Originally a full $35.00 less than it's Telecaster cousin…
1957 Fender Esquire.
This fifty-seven-year-old Blond beauty with a solid ash body weighs just 7.80 lbs. Fretted maple neck with a nut width of 1 5/8 inches, a scale length of 25 1/2 inches and a wonderful strong "V' profile. Maple fretboard with 21 frets, black dot position markers and small black dot side markers. Headstock decal with "Fender" spaghetti logo in silver with black trim and "Esquire" in black below it. Single "butterfly" string tree. Individual "single-line" Kluson Deluxe tuners with oval metal buttons, each one stamped "D-169400 / Patent No." on the underside. Four-bolt neck plate with serial number "-21916" between the top two screws. One single-coil Alnico pickup with 'staggered' pole-pieces angled in bridgeplate, with a huge output of 7.03k. Single-layer white plastic pickguard (0.06 inches thick) with five screws. Two controls (one volume, one tone) plus three-way "tone" switch with "top-hat" tip, all on metal plate adjoining pickguard. The potentiometers are stamped "304 704" (Stackpole, January 1957). Chrome knobs with flat tops and knurled sides. Telecaster/Esquire combined bridge/tailpiece with three steel saddles. The neck is dated in pencil "7-57" and the pickup cavity is dated in pencil "6/57". This guitar was most probably owned and played by a "slide" player and has some noticeable surface wear to the maple but there are no divots in the fretboard from string bending. The frets have been expertly replaced with slightly wider 0.10 gauge wire and the guitar feels and plays like a dream. The lovely grain of the ash body shows very well through the Blond finish, and taking into account a small scratch on the top bass bout, a few very minor edge marks, some "good old wear" to the bass side of the neck, and the usual light finish checking, this fifty-seven-year-old gem is in exceptionally fine (9.00) condition. One of the very best sounding and best looking Esquires we have ever seen with a nice 'star' provenance. Complete with its original "ashtray" bridge cover. Housed in a modern Fender "Tweed" hardshell case with brown leather ends and red plush lining (8.00). The price in 1957 was $164.50 for the guitar (a full $35.00 less than its Telecaster cousin)... plus a huge $49.50 for the case!

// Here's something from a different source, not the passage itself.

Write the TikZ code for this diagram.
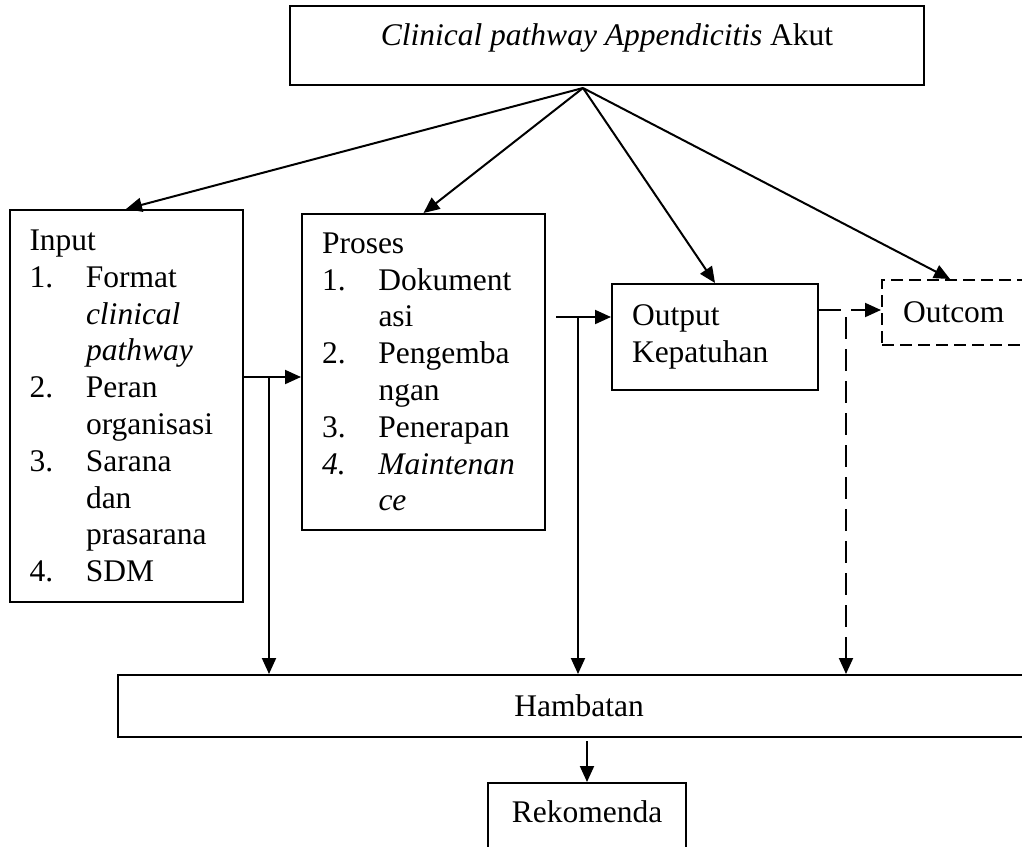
\documentclass[tikz,border=0pt]{standalone}
\usepackage{fontspec}
\setmainfont{Liberation Serif}
\usetikzlibrary{arrows.meta,calc,positioning}
\def\num(#1){\makebox[56.5pt][l]{#1}}
\def\cont(#1){\hspace*{56.5pt}#1}

\begin{document}
\begin{tikzpicture}[x=1pt,y=-1pt,
  every node/.style={font=\fontsize{31.5}{36.8}\selectfont},
  box/.style={draw,line width=2pt,inner xsep=20pt,align=left},
  dashbox/.style={box,dash pattern=on 12pt off 6pt},
  arr/.style={line width=2pt,-{Triangle[length=16pt,width=14pt]}},
  dasharr/.style={arr,dash pattern=on 22pt off 10pt}]

\useasboundingbox (0,0) rectangle (1022,846);
\clip (0,0) rectangle (1022,846);

\node (title) at (607,45.5) [draw,line width=2pt,minimum width=634pt,inner ysep=8pt,text height=31pt,text depth=32pt] {\textit{Clinical pathway Appendicitis} Akut};

\node (input) at (126,406) [box,minimum width=233pt,minimum height=392pt,text width=193pt]
  {Input\\ \num(1.)Format\\ \cont(\textit{clinical})\\ \cont(\textit{pathway})\\ \num(2.)Peran\\ \cont(organisasi)\\ \num(3.)Sarana\\ \cont(dan)\\ \cont(prasarana)\\ \num(4.)SDM};
\node (proses) at (423.5,372) [box,minimum width=243pt,minimum height=316pt,text width=203pt]
  {Proses\\ \num(1.)Dokument\\ \cont(asi)\\ \num(2.)Pengemba\\ \cont(ngan)\\ \num(3.)Penerapan\\ \num(\textit{4.})\textit{Maintenan}\\ \cont(\textit{ce})};
\node (output) at (715,337) [box,minimum width=206pt,minimum height=106pt,text width=166pt] {Output\\ Kepatuhan};
\node (outcom) at (961,312.5) [dashbox,minimum width=158pt,minimum height=65pt,text width=116pt,inner xsep=21pt] {Outcom};

\node (hambatan) at (579,706) [draw,line width=2pt,minimum width=922pt,minimum height=62pt] {Hambatan};
\node (rekom) at (587,826.5) [draw,line width=2pt,minimum width=198pt,inner ysep=8pt,text height=31pt,text depth=40pt] {Rekomenda};

\coordinate (apex) at (583,88);
\coordinate (j1) at (269,377);
\coordinate (j2) at (578,317);
\coordinate (j3) at (846,310);

\draw[arr] (apex)--(input.north);
\draw[arr] (apex)--(proses.north);
\draw[arr] (apex)--(output.north);
\draw[arr] (apex)--([xshift=-11pt]outcom.north);

\draw[arr] (input.east |- j1)--(proses.west |- j1);
\draw[arr] (j1)--(j1 |- hambatan.north);
\draw[arr] ([xshift=10pt]proses.east |- j2)--(output.west |- j2);
\draw[arr] (j2)--(j2 |- hambatan.north);
\draw[dasharr] (output.east |- j3)--(outcom.west |- j3);
\draw[dasharr] ([yshift=-7pt]j3)--(j3 |- hambatan.north);

\draw[arr] ([yshift=-3pt]rekom.north |- hambatan.south)--(rekom.north);
\end{tikzpicture}
\end{document}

"Leo Fender's new solidbody was the instrument that we know now as the Fender Telecaster, effectively the world's first commercially successful solidbody electric guitar... The guitar was originally named the Fender Esquire and then the Fender Broadcaster, and it first went into production in 1950. It was a simple, effective instrument. It had a basic, single-cutaway, solid slab of ash for a body, with a screwed-on maple neck. Everything was geared to easy production. It had a slanted pickup mounted into a steel bridge-plate carrying three adjustable bridge-saddles, and the body was finished in a yellowish color known as blond. It was unadorned and like nothing else. It was ahead of its time (Tony Bacon, 50 Years of Fender, p. 10).
"After a false start the Esquire re-appeared... 1951, now with Fender's new adjustable truss-rod. It was offered in single-pickup format only, but otherwise was virtually identical to the two-pickup Telecaster. However, the Esquire's three-way selector functioned as a preset tone control or bypass switch, offering wide versatility from a one-pickup guitar. Perhaps surprisingly, the Esquire stayed in the line for 20 years" (Tony Bacon and Paul Day, The Fender Book, p. 10).